Once again great things come in small packages.

Sushi is kind of a mixed blessing for Japanese people. On one hand, they are proud of its standing as a world-class food emulated all around the globe, but on the other they often feel let down when trying other nations’ takes on it.

Our reporters, in their travels around the world, are always sure to sample both the sushi and McDonald’s – and the occasional Denny’s – in order to compare and contrast with the fare in Japan. This time our writer PK Sanjun headed down to the small island Republic of Palau to see how they do things down there.

Landing in Palau, PK was surprised to find that there were no McDonald’s, no Starbucks, and even no traffic lights. However, there were several Japanese restaurants to choose from in this country of only 20,000 people.

PK was glad to see they had their priorities straight, but had to check around to know which restaurant to sample from. He learned that the most highly regarded restaurant for sushi was Mito Sushi, which was even said to be visited by the President of Palau.

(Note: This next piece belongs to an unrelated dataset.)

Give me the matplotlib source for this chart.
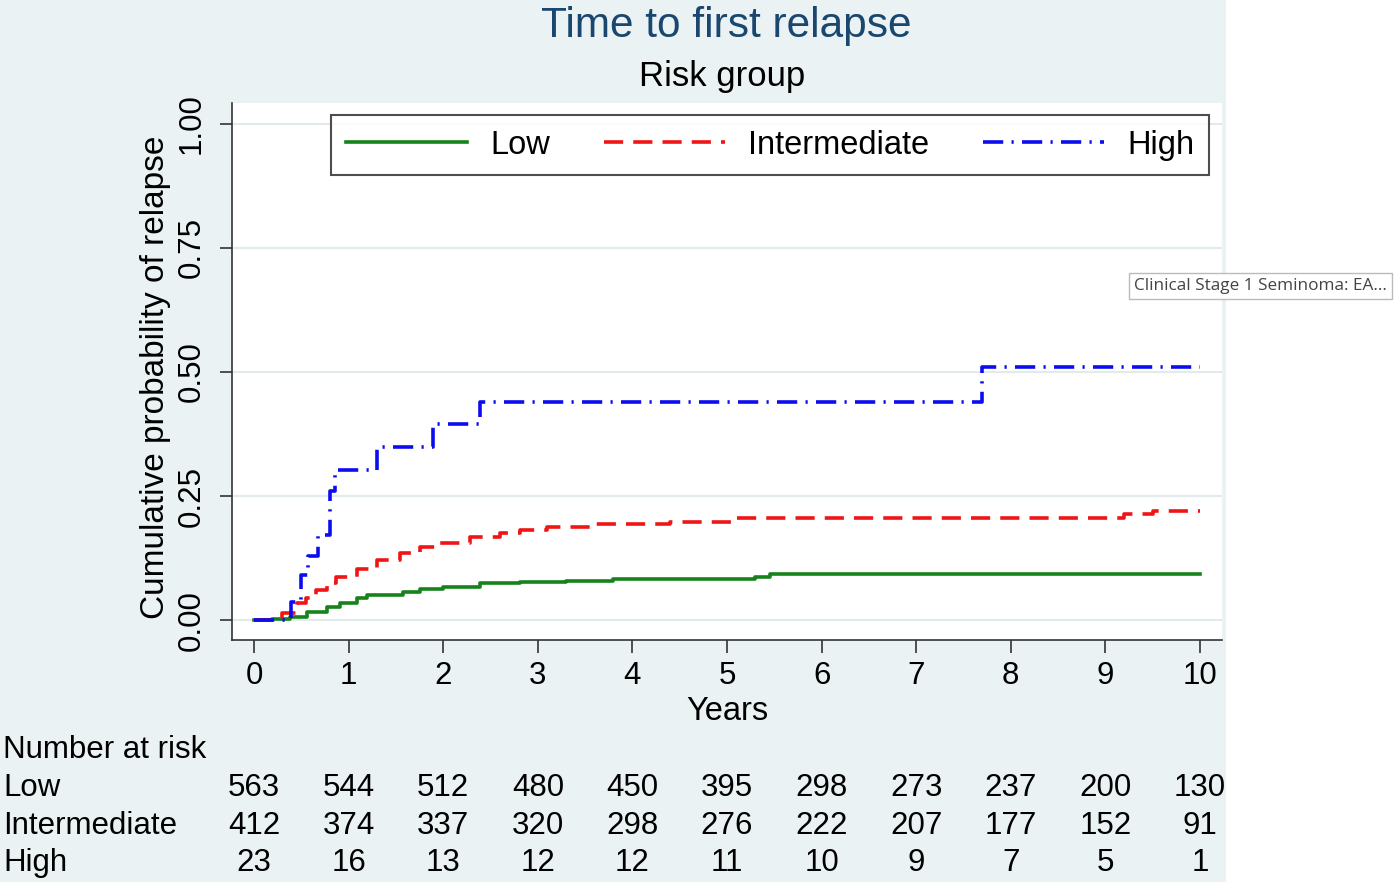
import matplotlib
matplotlib.use("Agg")
import matplotlib.pyplot as plt
from matplotlib.patches import Rectangle
import matplotlib.transforms as mtransforms

plt.rcParams['font.family'] = ['Liberation Sans', 'DejaVu Sans']

# ---- data ----
low_t = [0, 0.19, 0.38, 0.56, 0.77, 0.91, 1.09, 1.19, 1.58, 1.75, 2.0, 2.39, 2.81, 3.3, 3.8, 5.3, 5.45, 10]
low_y = [0, 0.003, 0.007, 0.017, 0.027, 0.034, 0.044, 0.050, 0.057, 0.062, 0.066, 0.074, 0.077, 0.079, 0.083, 0.087, 0.093, 0.093]

int_t = [0, 0.19, 0.3, 0.45, 0.55, 0.66, 0.77, 0.87, 1.09, 1.3, 1.54, 1.75, 1.97, 2.28, 2.6, 2.81, 3.1, 3.6, 4.4, 5.07, 9.2, 9.5, 10]
int_y = [0, 0.005, 0.015, 0.034, 0.045, 0.06, 0.075, 0.087, 0.104, 0.121, 0.135, 0.148, 0.155, 0.168, 0.175, 0.181, 0.188, 0.193, 0.197, 0.206, 0.213, 0.220, 0.220]

high_t = [0, 0.39, 0.5, 0.57, 0.68, 0.80, 0.86, 1.30, 1.89, 2.39, 7.70, 10]
high_y = [0, 0.036, 0.09, 0.13, 0.171, 0.26, 0.302, 0.349, 0.395, 0.44, 0.51, 0.51]

years = list(range(0, 11))
y_ticks = [0.0, 0.25, 0.5, 0.75, 1.0]
y_tick_labels = ["0.00", "0.25", "0.50", "0.75", "1.00"]

risk_groups = ["Low", "Intermediate", "High"]
risk_low = [563, 544, 512, 480, 450, 395, 298, 273, 237, 200, 130]
risk_int = [412, 374, 337, 320, 298, 276, 222, 207, 177, 152, 91]
risk_high = [23, 16, 13, 12, 12, 11, 10, 9, 7, 5, 1]

W, H = 1394, 882
fig = plt.figure(figsize=(W / 100, H / 100), dpi=100)
fig.patch.set_facecolor("white")

bg = "#EAF2F3"
fig.patches.append(Rectangle((0, 0), 1226 / W, 1, transform=fig.transFigure,
                             facecolor=bg, edgecolor="none", zorder=-10))

ax = fig.add_axes([232 / W, 1 - 640 / H, (1222 - 232) / W, (640 - 103) / H])
ax.set_zorder(1)
ax.set_facecolor("white")

green = "#16821a"
red = "#f01414"
blue = "#0c0cf0"
lw = 2.6

ax.plot(low_t, low_y, drawstyle="steps-post", color=green, lw=lw, label="Low", zorder=3)
ax.plot(int_t, int_y, drawstyle="steps-post", color=red, lw=lw, label="Intermediate",
        dashes=(5.3, 2.8), zorder=4)
ax.plot(high_t, high_y, drawstyle="steps-post", color=blue, lw=lw, label="High",
        dashes=(5.6, 2.3, 0.6, 2.3), zorder=5)

ax.set_xlim(-0.233, 10.233)
ax.set_ylim(-0.040, 1.042)
ax.set_xticks(years)
ax.set_xticklabels([str(y) for y in years])
ax.set_yticks(y_ticks)
ax.set_yticklabels(y_tick_labels, rotation=90, va="center")

for s in ["top", "right"]:
    ax.spines[s].set_visible(False)
for s in ["left", "bottom"]:
    ax.spines[s].set_color("#333333")
    ax.spines[s].set_linewidth(1.2)

ax.tick_params(axis="both", length=9, width=1.2, color="#333333", labelsize=22.5, labelcolor="black")
ax.tick_params(axis="x", pad=6)
ax.tick_params(axis="y", pad=9)
ax.yaxis.grid(True, color="#E3EAEB", lw=1.5, zorder=0)
ax.set_axisbelow(True)

ax.set_xlabel("Years", fontsize=23.5, labelpad=4)
ax.set_ylabel("Cumulative probability of relapse", fontsize=24)
ax.yaxis.set_label_coords(-(232 - 156) / (1222 - 232), 0.49)
ax.yaxis.label.set_va("center")

leg = ax.legend(loc="upper right", bbox_to_anchor=(1209 / W, 1 - 115 / H),
                bbox_transform=fig.transFigure, ncol=3, fontsize=23.5,
                handlelength=3.72, handletextpad=0.7, columnspacing=1.65,
                frameon=True, fancybox=False, borderpad=0.45, borderaxespad=0)
leg.get_frame().set_edgecolor("#222222")
leg.get_frame().set_linewidth(1.5)

fig.text(726 / W, 1 - 37 / H, "Time to first relapse", ha="center", va="baseline",
         fontsize=30.5, color="#1A476F")
fig.text(722 / W, 1 - 86 / H, "Risk group", ha="center", va="baseline",
         fontsize=25, color="black")

trans = mtransforms.blended_transform_factory(ax.transData, fig.transFigure)
fig.text(3 / W, 1 - 750 / H, "Number at risk", ha="left", va="center", fontsize=22.5)
rows = [risk_low, risk_int, risk_high]
row_y = [788, 826, 863]
for name, vals, py in zip(risk_groups, rows, row_y):
    fig.text(3 / W, 1 - py / H, name, ha="left", va="center", fontsize=22.5)
    for yr, v in zip(years, vals):
        ax.text(yr, 1 - py / H, str(v), transform=trans, ha="center", va="center",
                fontsize=22.5, clip_on=False)

fig.text(1134 / W, 1 - 286 / H, "Clinical Stage 1 Seminoma: EA...", ha="left", va="center",
         fontsize=12.3, color="#444444", family=["Open Sans", "DejaVu Sans"],
         bbox=dict(boxstyle="square,pad=0.3", facecolor="white", edgecolor="#BBBBBB", lw=1))

fig.savefig("out.png", dpi=100, facecolor=fig.get_facecolor())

PK figured if it was good enough for the president, then it was too good for him…but he went anyway. The atmosphere of the place was more like a standard Japanese restaurant or izakaya rather than an establishment that specializes in sushi, but their menu is no joke and covers a decent range of toppings.

They also have other nice dishes like katsudon and a rice bowl with a heap of chicken and thick sauce. Some other fine dishes include their Seafood Salad, Palau Rolls, and Barracuda Ankake (barracuda smothered in a thick sauce) which is better than any you’d find in Japan.

▼ Seafood Salad

▼ Palau Rolls

▼ Barracuda Ankake

What really impressed PK about the sushi was the texture of the vinegared rice. Generally, overseas sushi is either too hard or too mushy, but this stuff had just the right balance. It went into the mouth firm but broke apart in the mouth, moist with freshness.

Not to oversell it though, this isn’t the caliber of sushi you would find in the most luxurious restaurant in Ginza. But only the snobbiest of Japanese people would turn their nose up at Mito Sushi’s work; it was some solid sushi.

Now you might be wondering why Palau makes such great sushi. PK uncovered two major factors in this. Firstly, the island has a deep love of seafood and is located in colder waters, which is good for catching fish that taste good raw, more so than other similar island nations like Guam or Saipan.

▼ Sashimi is also a common food in Palau, but there it’s enjoyed with a twist of citrus fruit

Palau had picked up the way of sushi when under the rule of Japan between the end of World War I and the end of World War II. During that time there was a large influx of Japanese immigrants to the island, bringing with them Japanese-style businesses such as sushi restaurants.

Similar to other foreign sushi restaurants, this one was rather pricey. PK’s array, pictured above, cost him US$25, which wasn’t obscenely expensive but more than he would pay for similar fare back home.

But while Palau has been dubbed “the second best country in the world” there are also sushi delights to be found all over, as PK and our other Japanese writers have also found. You just have to know where to look.